Give every line of the data again, unchanged, but with no pictures.

GIVEN DATA –
○ ○ ○ ○ ○
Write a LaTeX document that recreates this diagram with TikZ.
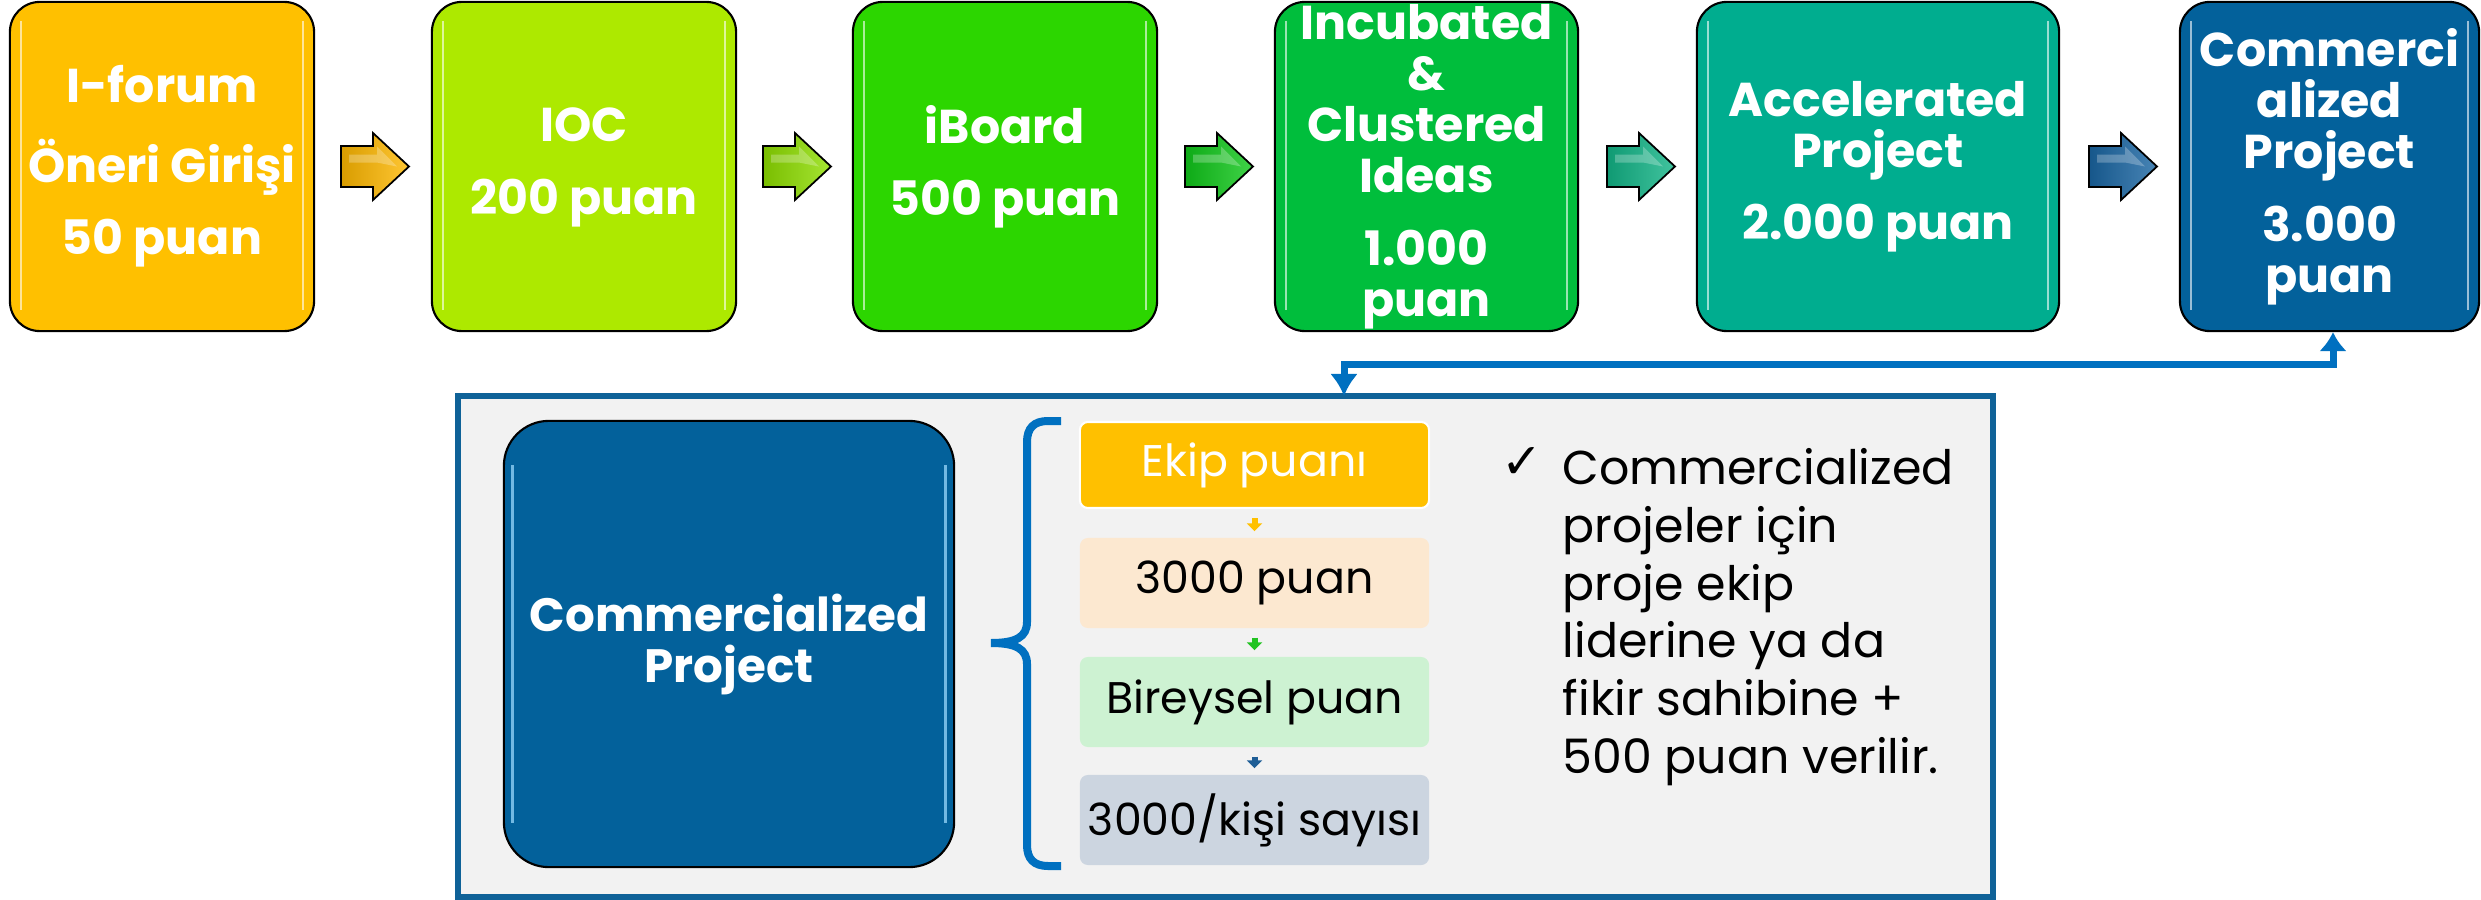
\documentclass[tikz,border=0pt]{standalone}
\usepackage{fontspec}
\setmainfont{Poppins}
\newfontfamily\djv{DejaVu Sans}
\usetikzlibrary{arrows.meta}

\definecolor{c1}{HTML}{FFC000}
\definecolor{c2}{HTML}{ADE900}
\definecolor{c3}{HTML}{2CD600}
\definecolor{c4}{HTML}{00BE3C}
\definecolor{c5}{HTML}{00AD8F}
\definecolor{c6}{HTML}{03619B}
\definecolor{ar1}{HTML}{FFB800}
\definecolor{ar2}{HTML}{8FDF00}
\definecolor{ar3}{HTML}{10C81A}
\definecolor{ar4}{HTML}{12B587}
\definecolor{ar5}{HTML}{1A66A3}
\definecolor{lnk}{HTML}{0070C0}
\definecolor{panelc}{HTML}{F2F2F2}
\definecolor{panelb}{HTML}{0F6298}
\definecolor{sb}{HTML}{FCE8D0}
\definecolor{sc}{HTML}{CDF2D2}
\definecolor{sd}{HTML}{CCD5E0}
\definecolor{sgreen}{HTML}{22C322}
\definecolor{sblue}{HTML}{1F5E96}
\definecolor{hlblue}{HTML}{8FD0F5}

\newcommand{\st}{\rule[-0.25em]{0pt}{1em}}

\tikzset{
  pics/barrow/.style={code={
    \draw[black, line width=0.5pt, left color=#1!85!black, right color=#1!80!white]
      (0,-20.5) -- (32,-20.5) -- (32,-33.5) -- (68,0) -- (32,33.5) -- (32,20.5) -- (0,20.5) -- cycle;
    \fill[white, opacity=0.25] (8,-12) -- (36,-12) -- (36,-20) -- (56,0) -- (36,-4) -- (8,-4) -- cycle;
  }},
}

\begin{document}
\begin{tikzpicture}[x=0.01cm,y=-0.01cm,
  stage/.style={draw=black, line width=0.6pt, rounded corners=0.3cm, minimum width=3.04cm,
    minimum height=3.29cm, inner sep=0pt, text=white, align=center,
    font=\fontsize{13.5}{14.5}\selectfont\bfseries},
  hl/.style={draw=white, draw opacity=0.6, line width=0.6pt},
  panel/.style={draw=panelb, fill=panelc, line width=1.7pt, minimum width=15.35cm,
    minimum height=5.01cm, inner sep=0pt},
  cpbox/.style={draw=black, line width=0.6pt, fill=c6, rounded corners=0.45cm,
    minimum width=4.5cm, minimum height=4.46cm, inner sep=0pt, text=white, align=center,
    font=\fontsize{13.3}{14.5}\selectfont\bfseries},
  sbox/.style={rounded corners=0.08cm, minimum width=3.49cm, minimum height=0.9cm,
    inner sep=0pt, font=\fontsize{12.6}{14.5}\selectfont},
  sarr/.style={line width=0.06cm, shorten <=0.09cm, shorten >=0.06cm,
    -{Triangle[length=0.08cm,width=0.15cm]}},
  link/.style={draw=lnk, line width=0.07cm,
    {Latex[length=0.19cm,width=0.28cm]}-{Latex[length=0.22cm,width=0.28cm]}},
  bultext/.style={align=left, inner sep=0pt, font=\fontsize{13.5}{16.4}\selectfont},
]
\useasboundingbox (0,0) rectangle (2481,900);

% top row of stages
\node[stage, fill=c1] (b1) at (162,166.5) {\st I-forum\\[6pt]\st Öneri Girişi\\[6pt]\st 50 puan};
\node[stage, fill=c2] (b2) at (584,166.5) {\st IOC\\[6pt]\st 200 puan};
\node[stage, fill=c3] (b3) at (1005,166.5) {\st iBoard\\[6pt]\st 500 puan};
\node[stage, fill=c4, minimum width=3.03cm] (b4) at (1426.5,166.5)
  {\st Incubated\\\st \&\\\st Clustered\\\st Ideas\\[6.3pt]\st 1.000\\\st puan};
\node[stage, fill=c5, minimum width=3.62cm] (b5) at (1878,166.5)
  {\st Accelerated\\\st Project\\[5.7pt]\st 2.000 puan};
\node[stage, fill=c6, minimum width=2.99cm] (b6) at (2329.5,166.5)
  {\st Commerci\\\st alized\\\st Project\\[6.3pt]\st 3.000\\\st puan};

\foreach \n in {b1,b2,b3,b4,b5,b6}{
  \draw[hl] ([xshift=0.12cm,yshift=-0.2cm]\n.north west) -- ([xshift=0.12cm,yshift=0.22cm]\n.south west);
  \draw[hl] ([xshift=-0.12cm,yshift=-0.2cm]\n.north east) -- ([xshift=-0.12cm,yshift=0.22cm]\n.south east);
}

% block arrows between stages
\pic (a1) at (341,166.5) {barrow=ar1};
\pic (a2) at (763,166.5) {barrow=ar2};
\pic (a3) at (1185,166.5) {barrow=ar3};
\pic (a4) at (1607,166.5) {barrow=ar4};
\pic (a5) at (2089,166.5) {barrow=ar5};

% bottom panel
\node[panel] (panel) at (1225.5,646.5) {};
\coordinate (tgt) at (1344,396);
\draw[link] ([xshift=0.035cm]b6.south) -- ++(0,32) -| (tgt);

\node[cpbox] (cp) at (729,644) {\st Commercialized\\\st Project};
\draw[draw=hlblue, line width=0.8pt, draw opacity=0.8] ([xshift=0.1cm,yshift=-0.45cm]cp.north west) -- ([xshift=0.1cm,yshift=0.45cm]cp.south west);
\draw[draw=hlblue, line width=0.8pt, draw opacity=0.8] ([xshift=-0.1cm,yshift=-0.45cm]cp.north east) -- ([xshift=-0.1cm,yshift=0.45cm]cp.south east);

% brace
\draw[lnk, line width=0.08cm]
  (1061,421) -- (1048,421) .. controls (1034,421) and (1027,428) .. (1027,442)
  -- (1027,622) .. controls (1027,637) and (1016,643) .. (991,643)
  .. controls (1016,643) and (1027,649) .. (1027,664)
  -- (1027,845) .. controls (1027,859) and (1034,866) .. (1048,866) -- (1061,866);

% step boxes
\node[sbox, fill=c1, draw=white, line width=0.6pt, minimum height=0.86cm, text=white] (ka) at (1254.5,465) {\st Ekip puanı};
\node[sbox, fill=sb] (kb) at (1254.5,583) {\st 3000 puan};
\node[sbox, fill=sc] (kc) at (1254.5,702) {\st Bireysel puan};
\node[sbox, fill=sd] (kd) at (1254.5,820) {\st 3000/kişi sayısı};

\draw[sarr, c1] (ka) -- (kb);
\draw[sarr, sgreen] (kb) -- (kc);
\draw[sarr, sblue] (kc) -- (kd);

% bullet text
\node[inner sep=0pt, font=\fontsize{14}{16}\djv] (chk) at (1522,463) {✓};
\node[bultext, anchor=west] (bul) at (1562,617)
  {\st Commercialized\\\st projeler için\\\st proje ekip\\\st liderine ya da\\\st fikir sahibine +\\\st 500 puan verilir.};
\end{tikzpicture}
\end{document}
○ ○ ○ ○ ○
EXERCISE RESULT –
Write a LaTeX document that recreates this diagram with TikZ.
\documentclass[tikz,border=0pt]{standalone}
\usepackage{fontspec}
\setmainfont{Poppins}
\newfontfamily\djv{DejaVu Sans}
\usetikzlibrary{arrows.meta}

\definecolor{c1}{HTML}{FFC000}
\definecolor{c2}{HTML}{ADE900}
\definecolor{c3}{HTML}{2CD600}
\definecolor{c4}{HTML}{00BE3C}
\definecolor{c5}{HTML}{00AD8F}
\definecolor{c6}{HTML}{03619B}
\definecolor{ar1}{HTML}{FFB800}
\definecolor{ar2}{HTML}{8FDF00}
\definecolor{ar3}{HTML}{10C81A}
\definecolor{ar4}{HTML}{12B587}
\definecolor{ar5}{HTML}{1A66A3}
\definecolor{lnk}{HTML}{0070C0}
\definecolor{panelc}{HTML}{F2F2F2}
\definecolor{panelb}{HTML}{0F6298}
\definecolor{sb}{HTML}{FCE8D0}
\definecolor{sc}{HTML}{CDF2D2}
\definecolor{sd}{HTML}{CCD5E0}
\definecolor{sgreen}{HTML}{22C322}
\definecolor{sblue}{HTML}{1F5E96}
\definecolor{hlblue}{HTML}{8FD0F5}

\newcommand{\st}{\rule[-0.25em]{0pt}{1em}}

\tikzset{
  pics/barrow/.style={code={
    \draw[black, line width=0.5pt, left color=#1!85!black, right color=#1!80!white]
      (0,-20.5) -- (32,-20.5) -- (32,-33.5) -- (68,0) -- (32,33.5) -- (32,20.5) -- (0,20.5) -- cycle;
    \fill[white, opacity=0.25] (8,-12) -- (36,-12) -- (36,-20) -- (56,0) -- (36,-4) -- (8,-4) -- cycle;
  }},
}

\begin{document}
\begin{tikzpicture}[x=0.01cm,y=-0.01cm,
  stage/.style={draw=black, line width=0.6pt, rounded corners=0.3cm, minimum width=3.04cm,
    minimum height=3.29cm, inner sep=0pt, text=white, align=center,
    font=\fontsize{13.5}{14.5}\selectfont\bfseries},
  hl/.style={draw=white, draw opacity=0.6, line width=0.6pt},
  panel/.style={draw=panelb, fill=panelc, line width=1.7pt, minimum width=15.35cm,
    minimum height=5.01cm, inner sep=0pt},
  cpbox/.style={draw=black, line width=0.6pt, fill=c6, rounded corners=0.45cm,
    minimum width=4.5cm, minimum height=4.46cm, inner sep=0pt, text=white, align=center,
    font=\fontsize{13.3}{14.5}\selectfont\bfseries},
  sbox/.style={rounded corners=0.08cm, minimum width=3.49cm, minimum height=0.9cm,
    inner sep=0pt, font=\fontsize{12.6}{14.5}\selectfont},
  sarr/.style={line width=0.06cm, shorten <=0.09cm, shorten >=0.06cm,
    -{Triangle[length=0.08cm,width=0.15cm]}},
  link/.style={draw=lnk, line width=0.07cm,
    {Latex[length=0.19cm,width=0.28cm]}-{Latex[length=0.22cm,width=0.28cm]}},
  bultext/.style={align=left, inner sep=0pt, font=\fontsize{13.5}{16.4}\selectfont},
]
\useasboundingbox (0,0) rectangle (2481,900);

% top row of stages
\node[stage, fill=c1] (b1) at (162,166.5) {\st I-forum\\[6pt]\st Öneri Girişi\\[6pt]\st 50 puan};
\node[stage, fill=c2] (b2) at (584,166.5) {\st IOC\\[6pt]\st 200 puan};
\node[stage, fill=c3] (b3) at (1005,166.5) {\st iBoard\\[6pt]\st 500 puan};
\node[stage, fill=c4, minimum width=3.03cm] (b4) at (1426.5,166.5)
  {\st Incubated\\\st \&\\\st Clustered\\\st Ideas\\[6.3pt]\st 1.000\\\st puan};
\node[stage, fill=c5, minimum width=3.62cm] (b5) at (1878,166.5)
  {\st Accelerated\\\st Project\\[5.7pt]\st 2.000 puan};
\node[stage, fill=c6, minimum width=2.99cm] (b6) at (2329.5,166.5)
  {\st Commerci\\\st alized\\\st Project\\[6.3pt]\st 3.000\\\st puan};

\foreach \n in {b1,b2,b3,b4,b5,b6}{
  \draw[hl] ([xshift=0.12cm,yshift=-0.2cm]\n.north west) -- ([xshift=0.12cm,yshift=0.22cm]\n.south west);
  \draw[hl] ([xshift=-0.12cm,yshift=-0.2cm]\n.north east) -- ([xshift=-0.12cm,yshift=0.22cm]\n.south east);
}

% block arrows between stages
\pic (a1) at (341,166.5) {barrow=ar1};
\pic (a2) at (763,166.5) {barrow=ar2};
\pic (a3) at (1185,166.5) {barrow=ar3};
\pic (a4) at (1607,166.5) {barrow=ar4};
\pic (a5) at (2089,166.5) {barrow=ar5};

% bottom panel
\node[panel] (panel) at (1225.5,646.5) {};
\coordinate (tgt) at (1344,396);
\draw[link] ([xshift=0.035cm]b6.south) -- ++(0,32) -| (tgt);

\node[cpbox] (cp) at (729,644) {\st Commercialized\\\st Project};
\draw[draw=hlblue, line width=0.8pt, draw opacity=0.8] ([xshift=0.1cm,yshift=-0.45cm]cp.north west) -- ([xshift=0.1cm,yshift=0.45cm]cp.south west);
\draw[draw=hlblue, line width=0.8pt, draw opacity=0.8] ([xshift=-0.1cm,yshift=-0.45cm]cp.north east) -- ([xshift=-0.1cm,yshift=0.45cm]cp.south east);

% brace
\draw[lnk, line width=0.08cm]
  (1061,421) -- (1048,421) .. controls (1034,421) and (1027,428) .. (1027,442)
  -- (1027,622) .. controls (1027,637) and (1016,643) .. (991,643)
  .. controls (1016,643) and (1027,649) .. (1027,664)
  -- (1027,845) .. controls (1027,859) and (1034,866) .. (1048,866) -- (1061,866);

% step boxes
\node[sbox, fill=c1, draw=white, line width=0.6pt, minimum height=0.86cm, text=white] (ka) at (1254.5,465) {\st Ekip puanı};
\node[sbox, fill=sb] (kb) at (1254.5,583) {\st 3000 puan};
\node[sbox, fill=sc] (kc) at (1254.5,702) {\st Bireysel puan};
\node[sbox, fill=sd] (kd) at (1254.5,820) {\st 3000/kişi sayısı};

\draw[sarr, c1] (ka) -- (kb);
\draw[sarr, sgreen] (kb) -- (kc);
\draw[sarr, sblue] (kc) -- (kd);

% bullet text
\node[inner sep=0pt, font=\fontsize{14}{16}\djv] (chk) at (1522,463) {✓};
\node[bultext, anchor=west] (bul) at (1562,617)
  {\st Commercialized\\\st projeler için\\\st proje ekip\\\st liderine ya da\\\st fikir sahibine +\\\st 500 puan verilir.};
\end{tikzpicture}
\end{document}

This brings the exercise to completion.